Westminster College, Oxford

From Wikipedia, the free encyclopedia

Westminster College, Oxford was founded in 1851 in Horseferry Road, London, and originally specialised in the training of teachers for Methodist schools. Its neo-Gothic buildings were requistioned during World War I and used as a station for Australian servicemen, during which time the College ceased to function. The site was severely damaged by an incendiary bomb during the blitz of early World War II, and the buildings were never repaired. They were demolished in the 1960s and the headquarters of the television station Channel 4 now stand on the site.
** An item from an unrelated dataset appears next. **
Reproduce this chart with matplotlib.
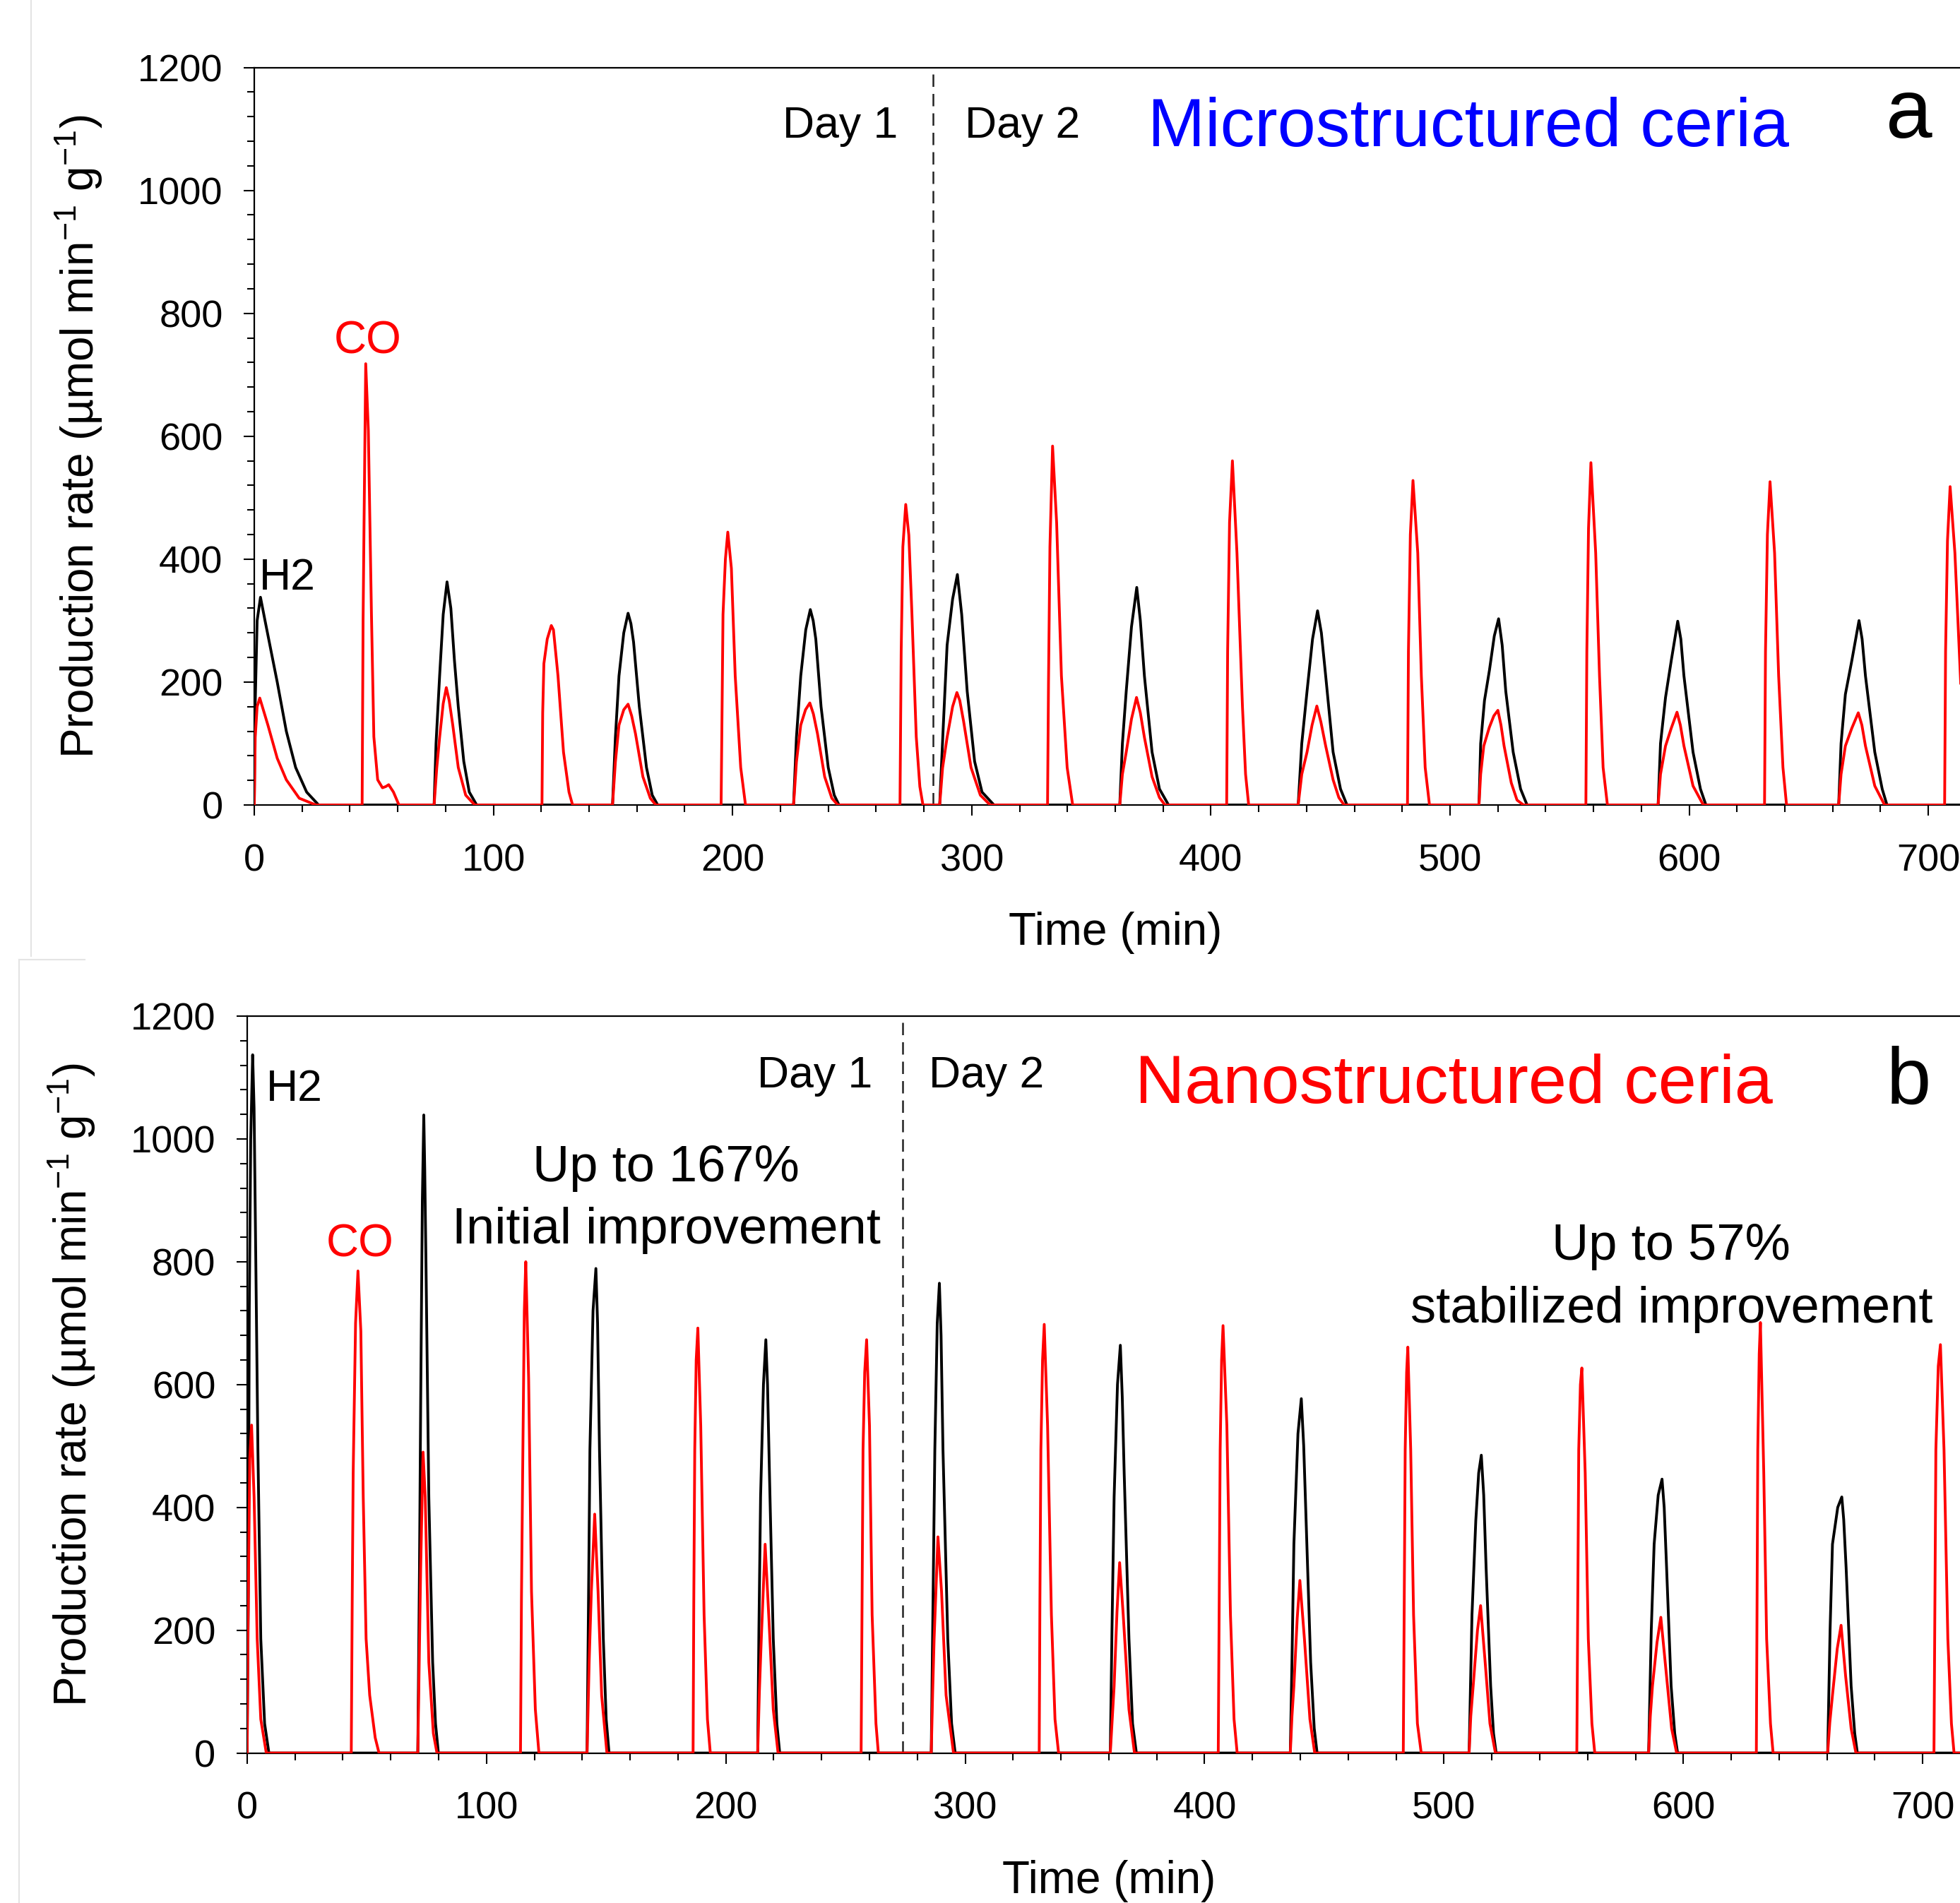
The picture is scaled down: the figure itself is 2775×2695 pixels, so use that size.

The College moved to a purpose-built campus on Harcourt Hill, Oxford in 1959, which is noted for its fusion of Oxford quads with a 'New England' style of architecture, evident particularly in the large and distinctive chapel.

Following the move, the college offered a number of Theology and Education degrees which were validated by the University of Oxford. In 2000, sudden financial pressures prompted the Methodist Church to lease the Harcourt Hill site to Oxford Brookes University, effectively causing the College to cease to exist. Some of the student body felt that this lease arrangement was not presented to them until it became a fait accompli and that there was a measure of mismanagement and secrecy associated with the negotiations leading to the move. There were also concerns that neither the University of Oxford nor Oxford Brookes would be prepared to continue the education of existing students and award appropriate degrees, though teaching did continue under the auspices of Oxford Brookes, and the University of Oxford honoured its commitment to grant degrees to those students reaching the required standard.

The Westminster Institute of Education continues the use of the Westminster name, being a school of Brookes University and continuing to teach Theology, Education and other subjects at what is now known as the Harcourt Hill campus. In reality, this Institute is not widely recognised outside of the research communities associated with the subjects in which it specialises, and Brookes are known to be reticent about promoting it as a 'brand' to undergraduates and prospective undergraduates, preferring instead to consider the Harcourt Hill campus as nothing other than a part of the wider University.